EXERCISE DESCRIPTION – Every line from the start of the records through the line with "yscale = alt.Scale(domain=[2.95, 3.2], nice=False, zero=False)" is to be written out exactly; pictures are not.

PROVIDED RECORDS –
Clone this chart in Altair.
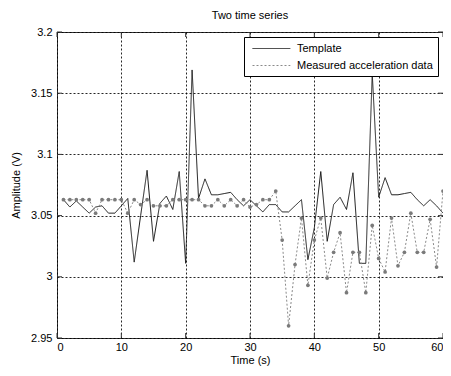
import altair as alt
import pandas as pd

# ---- data ----
time_s = list(range(1, 61))
template = [3.063, 3.057, 3.062, 3.057, 3.052, 3.057, 3.058, 3.052, 3.052, 3.058,
            3.064, 3.012, 3.050, 3.087, 3.029, 3.060, 3.066, 3.055, 3.086, 3.011,
            3.169, 3.064, 3.080, 3.067, 3.067, 3.068, 3.069, 3.063, 3.058, 3.063,
            3.058, 3.053, 3.059, 3.059, 3.053, 3.053, 3.058, 3.063, 3.014, 3.040,
            3.086, 3.029, 3.059, 3.065, 3.055, 3.085, 3.011, 3.011, 3.166, 3.065,
            3.081, 3.067, 3.067, 3.068, 3.069, 3.063, 3.058, 3.063, 3.058, 3.052]
measured = [3.063, 3.063, 3.063, 3.063, 3.063, 3.052, 3.063, 3.063, 3.063, 3.063,
            3.052, 3.063, 3.059, 3.063, 3.058, 3.058, 3.058, 3.063, 3.063, 3.063,
            3.063, 3.063, 3.058, 3.058, 3.063, 3.058, 3.063, 3.058, 3.063, 3.057,
            3.059, 3.063, 3.063, 3.070, 3.030, 2.960, 3.010, 3.048, 2.993, 3.030,
            3.048, 2.999, 3.020, 3.036, 2.987, 3.020, 3.020, 2.987, 3.042, 3.015,
            3.004, 3.048, 3.009, 3.020, 3.052, 3.020, 3.020, 3.047, 3.008, 3.070]
series_names = ["Template", "Measured acceleration data"]
x_ticks = [0, 10, 20, 30, 40, 50, 60]
y_ticks = [2.95, 3.0, 3.05, 3.1, 3.15, 3.2]

rows = []
for t, v in zip(time_s, template):
    rows.append({"t": t, "value": v, "series": series_names[0]})
for t, v in zip(time_s, measured):
    rows.append({"t": t, "value": v, "series": series_names[1]})
df = pd.DataFrame(rows)
df_meas = df[df["series"] == series_names[1]]
xt = pd.DataFrame({"t": x_ticks})
yt = pd.DataFrame({"value": y_ticks})

W, H = 386, 306
FONT = "Liberation Sans"

xscale = alt.Scale(domain=[0, 60], nice=False, zero=False)
yscale = alt.Scale(domain=[2.95, 3.2], nice=False, zero=False)

xaxis = alt.Axis(values=x_ticks, title="Time (s)", grid=True, ticks=False, domain=False,
                 labelPadding=3, titlePadding=2, format="d")
yaxis = alt.Axis(values=y_ticks, title="Amplitude (V)", grid=True, ticks=False, domain=False,
                 labelPadding=5, titlePadding=9, format=".2~f")

SYM = "M-0.5,0H5.8"
legend_kw = dict(title=None, orient="none", legendX=187, legendY=5,
                 symbolType=SYM, symbolSize=144, symbolStrokeWidth=1,
                 strokeColor="#000000", fillColor="white", padding=5,
                 rowPadding=5, labelFontSize=11, labelFont=FONT,
                 labelColor="#000", labelOffset=35)

lines = alt.Chart(df).mark_line(strokeWidth=1, clip=True).encode(
    x=alt.X("t:Q", scale=xscale, axis=xaxis),
    y=alt.Y("value:Q", scale=yscale, axis=yaxis),
    color=alt.Color("series:N", sort=series_names,
                    scale=alt.Scale(domain=series_names, range=["#1a1a1a", "#8a8a8a"]),
                    legend=alt.Legend(**legend_kw)),
    strokeDash=alt.StrokeDash("series:N", sort=series_names,
                              scale=alt.Scale(domain=series_names, range=[[1, 0], [2, 2]]),
                              legend=alt.Legend(**legend_kw)),
)

points = alt.Chart(df_meas).mark_point(filled=True, shape="circle", size=14, color="#7a7a7a",
                                       opacity=1).encode(
    x=alt.X("t:Q", scale=xscale),
    y=alt.Y("value:Q", scale=yscale),
)

tick_b = alt.Chart(xt).mark_rule(color="#333", strokeWidth=1).encode(
    x=alt.X("t:Q", scale=xscale), y=alt.value(H), y2=alt.value(H - 5))
tick_t = alt.Chart(xt).mark_rule(color="#333", strokeWidth=1).encode(
    x=alt.X("t:Q", scale=xscale), y=alt.value(0), y2=alt.value(5))
tick_l = alt.Chart(yt).mark_rule(color="#333", strokeWidth=1).encode(
    y=alt.Y("value:Q", scale=yscale), x=alt.value(0), x2=alt.value(5))
tick_r = alt.Chart(yt).mark_rule(color="#333", strokeWidth=1).encode(
    y=alt.Y("value:Q", scale=yscale), x=alt.value(W), x2=alt.value(W - 5))

chart = alt.layer(tick_b, tick_t, tick_l, tick_r, lines, points).properties(
    width=W, height=H,
    title=alt.Title("Two time series", fontSize=11, fontWeight="normal", font=FONT,
                    color="#000", offset=5),
    padding={"left": 49, "top": 24, "right": 0, "bottom": 28},
    autosize=alt.AutoSizeParams(type="none"),
    background="white",
).configure_view(
    stroke="#333", strokeWidth=1
).configure_axis(
    gridColor="#000", gridDash=[2, 2], gridOpacity=0.85, gridWidth=1,
    labelFont=FONT, labelFontSize=11, labelColor="#000",
    titleFont=FONT, titleFontSize=11, titleFontWeight="normal", titleColor="#000",
)

chart.save("out.html", embed_options={"renderer": "svg", "actions": False})
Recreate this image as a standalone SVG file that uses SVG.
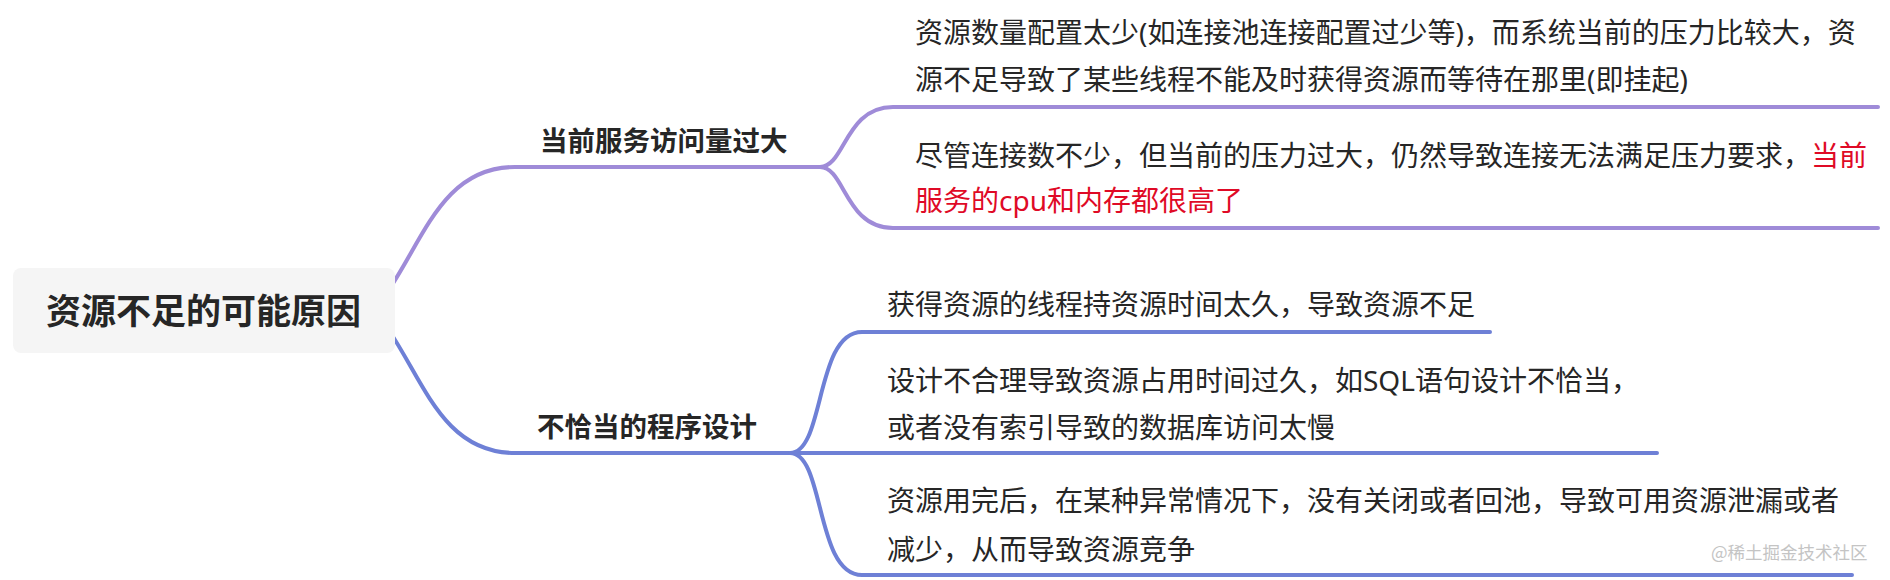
<svg xmlns="http://www.w3.org/2000/svg" width="1890" height="580" viewBox="0 0 1890 580">
<style>
  .t { font-family: "Noto Sans", "Noto Sans CJK SC", sans-serif; fill: #262626; }
  .leaf { font-size: 28px; }
  .branch { font-size: 27.5px; font-weight: bold; }
  .root { font-size: 35px; font-weight: bold; }
  .red { fill: #df0a26; }
  .c1 { fill: none; stroke: #9f8bd8; stroke-width: 4; stroke-linecap: round; }
  .c2 { fill: none; stroke: #6e80d6; stroke-width: 4; stroke-linecap: round; }
  .wm { font-family: "Noto Sans CJK SC", sans-serif; font-size: 17.5px; fill: #c4c4c4; }
</style>
<rect width="1890" height="580" fill="#ffffff"/>
<g id="connectors">
  <path class="c1" d="M 390 288 C 425 235, 445 167, 515 167 L 820 167"/>
  <path class="c1" d="M 820 167 C 845 167, 845 107, 893 107 L 1878 107"/>
  <path class="c1" d="M 820 167 C 845 167, 845 228, 893 228 L 1878 228"/>
  <path class="c2" d="M 390 332 C 425 385, 445 453, 515 453 L 1657 453"/>
  <path class="c2" d="M 790 453 C 825 453, 815 332, 862 332 L 1490 332"/>
  <path class="c2" d="M 790 453 C 825 453, 815 575, 862 575 L 1852 575"/>
</g>
<g id="root">
  <rect x="13" y="268" width="382" height="85" rx="8" fill="#f5f5f5"/>
  <text class="t root" x="46" y="323.5">资源不足的可能原因</text>
</g>
<g id="branch-1">
  <text class="t branch" x="540" y="151">当前服务访问量过大</text>
</g>
<g id="branch-2">
  <text class="t branch" x="537" y="437">不恰当的程序设计</text>
</g>
<g id="leaf-1-1">
  <text class="t leaf" x="915" y="42.5">资源数量配置太少(如连接池连接配置过少等)，而系统当前的压力比较大，资</text>
  <text class="t leaf" x="915" y="90">源不足导致了某些线程不能及时获得资源而等待在那里(即挂起)</text>
</g>
<g id="leaf-1-2">
  <text class="t leaf" x="915" y="165.5">尽管连接数不少，但当前的压力过大，仍然导致连接无法满足压力要求，<tspan class="red">当前</tspan></text>
  <text class="t leaf red" x="915" y="211">服务的cpu和内存都很高了</text>
</g>
<g id="leaf-2-1">
  <text class="t leaf" x="887" y="315">获得资源的线程持资源时间太久，导致资源不足</text>
</g>
<g id="leaf-2-2">
  <text class="t leaf" x="887" y="390.5">设计不合理导致资源占用时间过久，如SQL语句设计不恰当，</text>
  <text class="t leaf" x="887" y="438">或者没有索引导致的数据库访问太慢</text>
</g>
<g id="leaf-2-3">
  <text class="t leaf" x="887" y="511">资源用完后，在某种异常情况下，没有关闭或者回池，导致可用资源泄漏或者</text>
  <text class="t leaf" x="887" y="559.5">减少，从而导致资源竞争</text>
</g>
<text class="wm" x="1711" y="558.5">@稀土掘金技术社区</text>
</svg>
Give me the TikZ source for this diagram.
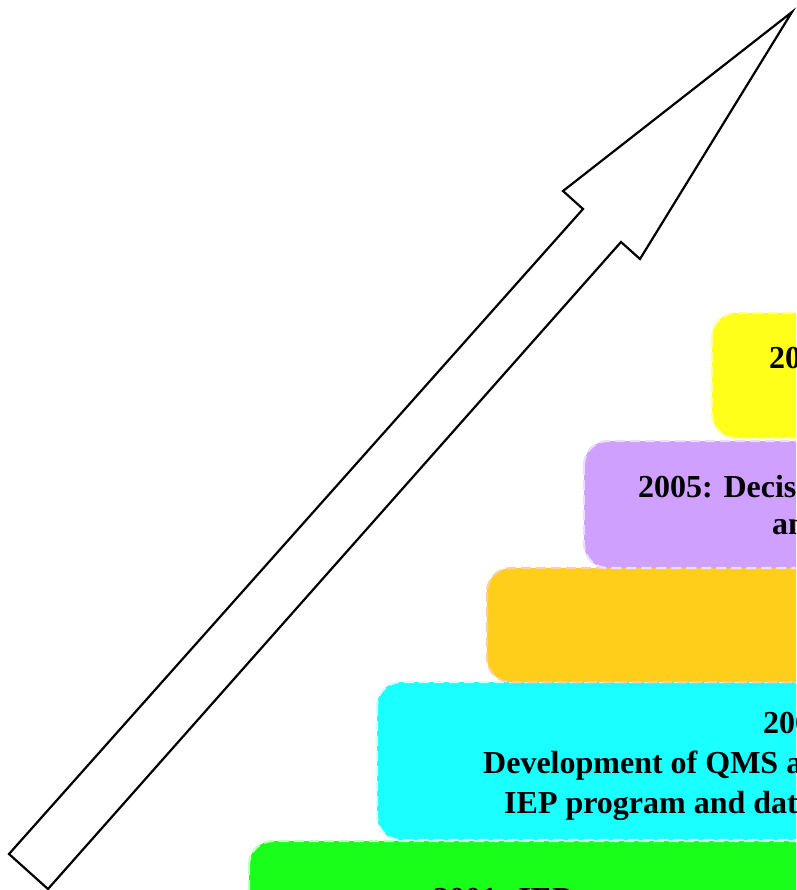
\documentclass[tikz,border=0pt]{standalone}
\usepackage{fontspec}
\setmainfont{Liberation Serif}
\definecolor{yellowfill}{HTML}{FFFF1A}
\definecolor{yellowedge}{HTML}{FFFF99}
\definecolor{purplefill}{HTML}{D0A0FF}
\definecolor{purpleedge}{HTML}{EBDDFF}
\definecolor{orangefill}{HTML}{FFCE1A}
\definecolor{orangeedge}{HTML}{FFCFA0}
\definecolor{cyanfill}{HTML}{1AFFFF}
\definecolor{cyanedge}{HTML}{D2FFFF}
\definecolor{greenfill}{HTML}{1AFF1A}
\definecolor{greenedge}{HTML}{C0FFC0}
\begin{document}
\begin{tikzpicture}[x=1pt,y=-1pt,
  stage/.style={rounded corners=24pt, line width=2.2pt, dash pattern=on 10pt off 5pt},
  label/.style={font=\bfseries\fontsize{32}{39}\selectfont, anchor=base west, inner sep=0pt}]
\useasboundingbox (0,0) rectangle (796,890);
\clip (0,0) rectangle (796,890);

% stacked stages, bottom to top
\path[stage, fill=greenfill, draw=greenedge]   (249,841) rectangle (1300,1000);
\path[stage, fill=cyanfill, draw=cyanedge]     (377,682) rectangle (1300,840);
\path[stage, fill=orangefill, draw=orangeedge] (487,568) rectangle (1300,682);
\path[stage, fill=purplefill, draw=purpleedge] (584,441) rectangle (1300,568);
\path[stage, fill=yellowfill, draw=yellowedge] (712,313) rectangle (1300,438);

% stage texts
\node[label] (y1) at (769,368) {20};
\node[label] (p1) at (638,497) {2005: Decisi};
\node[label] (p2) at (772,534) {an};
\node[label] (c1) at (763,733) {200};
\node[label] (c2) at (483,773) {Development of QMS a};
\node[label] (c3) at (504,813) {IEP program and dat};
\node[label] (g1) at (433,909.5) {2001: IEP};

% rising arrow
\draw[line width=2.2pt, line join=miter, fill=white]
  (48,889) -- (621,242) -- (640,259) -- (792,12) -- (563,191) -- (583,209) -- (9,854) -- cycle;
\end{tikzpicture}
\end{document}
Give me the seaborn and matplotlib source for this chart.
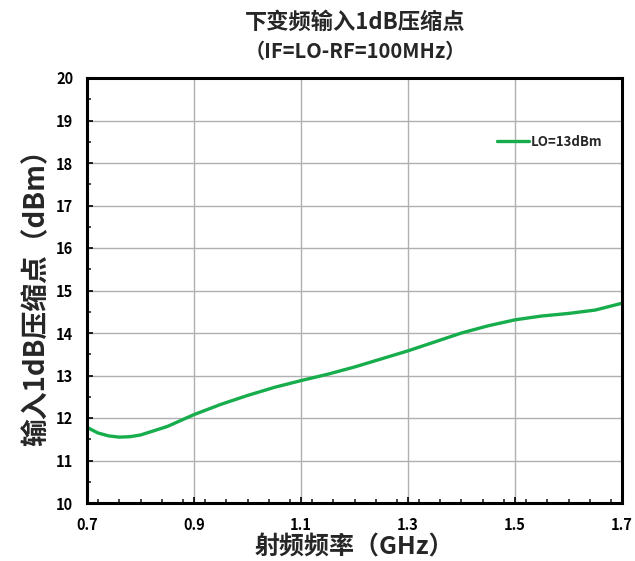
import matplotlib
matplotlib.use("Agg")
import matplotlib.pyplot as plt
from matplotlib.ticker import MultipleLocator
import seaborn as sns
import pandas as pd

freq_ghz = [0.70, 0.72, 0.74, 0.76, 0.78, 0.80, 0.85, 0.90, 0.95, 1.00, 1.05, 1.10,
            1.15, 1.20, 1.25, 1.30, 1.35, 1.40, 1.45, 1.50, 1.55, 1.60, 1.65, 1.70]
p1db_dbm = [11.78, 11.65, 11.58, 11.55, 11.56, 11.60, 11.80, 12.08, 12.32, 12.53, 12.72, 12.88,
            13.03, 13.20, 13.39, 13.58, 13.79, 14.00, 14.17, 14.31, 14.40, 14.46, 14.54, 14.70]
series_name = "LO=13dBm"
x_ticks = [0.7, 0.9, 1.1, 1.3, 1.5, 1.7]
x_tick_labels = ["0.7", "0.9", "1.1", "1.3", "1.5", "1.7"]
y_ticks = list(range(10, 21))

sns.set_theme(style="white")
plt.rcParams['font.family'] = ['Noto Sans CJK SC', 'DejaVu Sans']

df = pd.DataFrame({"freq": freq_ghz, "p1db": p1db_dbm, "series": series_name})

fig = plt.figure(figsize=(6.35, 5.61), dpi=100)
ax = fig.add_axes([87/635, 1-503/561, (622-87)/635, (503-78)/561])

sns.lineplot(data=df, x="freq", y="p1db", hue="series", palette=["#17ad4d"],
             linewidth=2.4, ax=ax)

ax.set_xlim(0.7, 1.7)
ax.set_ylim(10, 20)
ax.set_xticks(x_ticks)
ax.set_xticklabels(x_tick_labels)
ax.set_yticks(y_ticks)
ax.xaxis.set_minor_locator(MultipleLocator(0.04))
ax.yaxis.set_minor_locator(MultipleLocator(0.5))
ax.grid(True, which="major", color="#b0b0b0", linewidth=1.0)
ax.tick_params(axis="both", which="major", direction="in", length=4, width=1.2,
               labelsize=10.5, pad=10, colors="black", bottom=True, left=True)
ax.tick_params(axis="both", which="minor", direction="in", length=3, width=1.2,
               bottom=True, left=True)
for lbl in ax.get_xticklabels() + ax.get_yticklabels():
    lbl.set_fontweight("bold")
for s in ax.spines.values():
    s.set_color("black")
    s.set_linewidth(2.2)

ax.set_xlabel("射频频率（GHz）", fontsize=18, fontweight="bold", labelpad=2)
ax.set_ylabel("输入1dB压缩点（dBm）", fontsize=20, fontweight="bold", labelpad=4)

fig.text(355/635, 1-22/561, "下变频输入1dB压缩点", ha="center", va="center",
         fontsize=16, fontweight="bold")
fig.text(355/635, 1-51/561, "（IF=LO-RF=100MHz）", ha="center", va="center",
         fontsize=14.5, fontweight="bold")

leg = ax.legend(loc="upper right", bbox_to_anchor=(0.985, 0.895), frameon=False,
                fontsize=9.5, handlelength=2.4, handletextpad=0.1)
for t in leg.get_texts():
    t.set_fontweight("bold")

fig.savefig("out.png", dpi=100, facecolor="white")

CORRECT OUTPUT –
Clone this chart in Altair.
import altair as alt
import pandas as pd

# ---- data ----
time_s = list(range(1, 61))
template = [3.063, 3.057, 3.062, 3.057, 3.052, 3.057, 3.058, 3.052, 3.052, 3.058,
            3.064, 3.012, 3.050, 3.087, 3.029, 3.060, 3.066, 3.055, 3.086, 3.011,
            3.169, 3.064, 3.080, 3.067, 3.067, 3.068, 3.069, 3.063, 3.058, 3.063,
            3.058, 3.053, 3.059, 3.059, 3.053, 3.053, 3.058, 3.063, 3.014, 3.040,
            3.086, 3.029, 3.059, 3.065, 3.055, 3.085, 3.011, 3.011, 3.166, 3.065,
            3.081, 3.067, 3.067, 3.068, 3.069, 3.063, 3.058, 3.063, 3.058, 3.052]
measured = [3.063, 3.063, 3.063, 3.063, 3.063, 3.052, 3.063, 3.063, 3.063, 3.063,
            3.052, 3.063, 3.059, 3.063, 3.058, 3.058, 3.058, 3.063, 3.063, 3.063,
            3.063, 3.063, 3.058, 3.058, 3.063, 3.058, 3.063, 3.058, 3.063, 3.057,
            3.059, 3.063, 3.063, 3.070, 3.030, 2.960, 3.010, 3.048, 2.993, 3.030,
            3.048, 2.999, 3.020, 3.036, 2.987, 3.020, 3.020, 2.987, 3.042, 3.015,
            3.004, 3.048, 3.009, 3.020, 3.052, 3.020, 3.020, 3.047, 3.008, 3.070]
series_names = ["Template", "Measured acceleration data"]
x_ticks = [0, 10, 20, 30, 40, 50, 60]
y_ticks = [2.95, 3.0, 3.05, 3.1, 3.15, 3.2]

rows = []
for t, v in zip(time_s, template):
    rows.append({"t": t, "value": v, "series": series_names[0]})
for t, v in zip(time_s, measured):
    rows.append({"t": t, "value": v, "series": series_names[1]})
df = pd.DataFrame(rows)
df_meas = df[df["series"] == series_names[1]]
xt = pd.DataFrame({"t": x_ticks})
yt = pd.DataFrame({"value": y_ticks})

W, H = 386, 306
FONT = "Liberation Sans"

xscale = alt.Scale(domain=[0, 60], nice=False, zero=False)
yscale = alt.Scale(domain=[2.95, 3.2], nice=False, zero=False)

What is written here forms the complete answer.